## DATA BLOCK
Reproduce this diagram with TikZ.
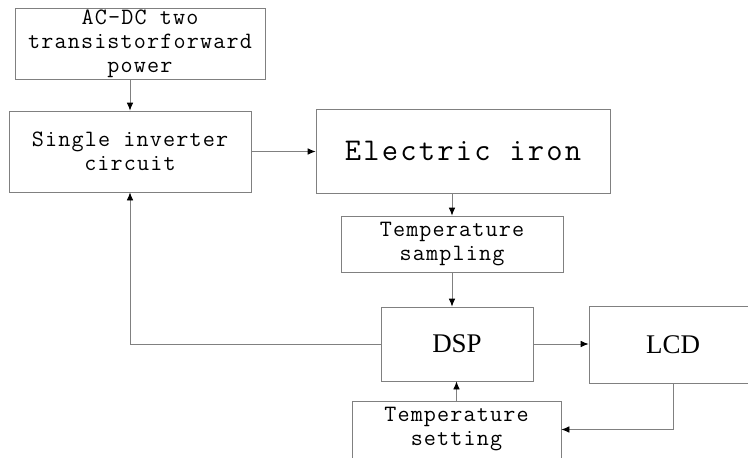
\documentclass[tikz,border=0pt]{standalone}
\usepackage{fontspec}
\usepackage{tikz}
\usetikzlibrary{positioning,arrows.meta}
\newfontfamily\timesfont{Liberation Serif}
\newfontfamily\boxfont{Latin Modern Mono}[LetterSpace=5]
\newfontfamily\ironfont{Latin Modern Mono}[LetterSpace=7]

\begin{document}
\begin{tikzpicture}[
  box/.style={draw=gray, line width=0.7pt, align=center, inner sep=0pt, font=\boxfont\fontsize{20}{20.5}\selectfont},
  big/.style={box, font=\ironfont\fontsize{27}{28}\selectfont},
  chip/.style={box, font=\timesfont\fontsize{23}{24}\selectfont},
  arr/.style={-{Latex[length=2.4mm, width=2mm, color=black]}, draw=gray, line width=0.7pt}
]
\useasboundingbox (0,0) rectangle (22.44,-13.71);
\node[box, minimum width=7.5cm, minimum height=2.13cm] (acdc) at (4.2,-1.305) {AC-DC two\\transistorforward\\power};
\node[box, minimum width=7.26cm, minimum height=2.43cm] (inv) at (3.9,-4.545) {Single inverter\\circuit};
\node[big, minimum width=8.82cm, minimum height=2.52cm] (iron) at (13.89,-4.53) {Electric iron};
\node[box, minimum width=6.66cm, minimum height=1.68cm] (samp) at (13.56,-7.32) {Temperature\\sampling};
\node[chip, minimum width=4.56cm, minimum height=2.22cm] (dsp) at (13.71,-10.32) {DSP};
\node[chip, minimum width=5.04cm, minimum height=2.31cm] (lcd) at (20.19,-10.335) {LCD};
\node[box, minimum width=6.27cm, minimum height=1.71cm] (set) at (13.695,-12.885) {Temperature\\setting};
\draw[arr] (inv.north |- acdc.south) -- (inv.north);
\draw[arr] (inv.east) -- (inv.east -| iron.west);
\draw[arr] (samp.north |- iron.south) -- (samp.north);
\draw[arr] (samp.south) -- (samp.south |- dsp.north);
\draw[arr] (set.north) -- (set.north |- dsp.south);
\draw[arr] (dsp.east) -- (dsp.east -| lcd.west);
\draw[arr] (lcd.south) |- (set.east);
\draw[arr] (dsp.west) -| (inv.south);
\end{tikzpicture}
\end{document}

## PROBLEM DETAILS
Without including any pictures, print all of the material exactly as given.

## WORKED ANSWER
Reproduce this diagram with TikZ.
\documentclass[tikz,border=0pt]{standalone}
\usepackage{fontspec}
\usepackage{tikz}
\usetikzlibrary{positioning,arrows.meta}
\newfontfamily\timesfont{Liberation Serif}
\newfontfamily\boxfont{Latin Modern Mono}[LetterSpace=5]
\newfontfamily\ironfont{Latin Modern Mono}[LetterSpace=7]

\begin{document}
\begin{tikzpicture}[
  box/.style={draw=gray, line width=0.7pt, align=center, inner sep=0pt, font=\boxfont\fontsize{20}{20.5}\selectfont},
  big/.style={box, font=\ironfont\fontsize{27}{28}\selectfont},
  chip/.style={box, font=\timesfont\fontsize{23}{24}\selectfont},
  arr/.style={-{Latex[length=2.4mm, width=2mm, color=black]}, draw=gray, line width=0.7pt}
]
\useasboundingbox (0,0) rectangle (22.44,-13.71);
\node[box, minimum width=7.5cm, minimum height=2.13cm] (acdc) at (4.2,-1.305) {AC-DC two\\transistorforward\\power};
\node[box, minimum width=7.26cm, minimum height=2.43cm] (inv) at (3.9,-4.545) {Single inverter\\circuit};
\node[big, minimum width=8.82cm, minimum height=2.52cm] (iron) at (13.89,-4.53) {Electric iron};
\node[box, minimum width=6.66cm, minimum height=1.68cm] (samp) at (13.56,-7.32) {Temperature\\sampling};
\node[chip, minimum width=4.56cm, minimum height=2.22cm] (dsp) at (13.71,-10.32) {DSP};
\node[chip, minimum width=5.04cm, minimum height=2.31cm] (lcd) at (20.19,-10.335) {LCD};
\node[box, minimum width=6.27cm, minimum height=1.71cm] (set) at (13.695,-12.885) {Temperature\\setting};
\draw[arr] (inv.north |- acdc.south) -- (inv.north);
\draw[arr] (inv.east) -- (inv.east -| iron.west);
\draw[arr] (samp.north |- iron.south) -- (samp.north);
\draw[arr] (samp.south) -- (samp.south |- dsp.north);
\draw[arr] (set.north) -- (set.north |- dsp.south);
\draw[arr] (dsp.east) -- (dsp.east -| lcd.west);
\draw[arr] (lcd.south) |- (set.east);
\draw[arr] (dsp.west) -| (inv.south);
\end{tikzpicture}
\end{document}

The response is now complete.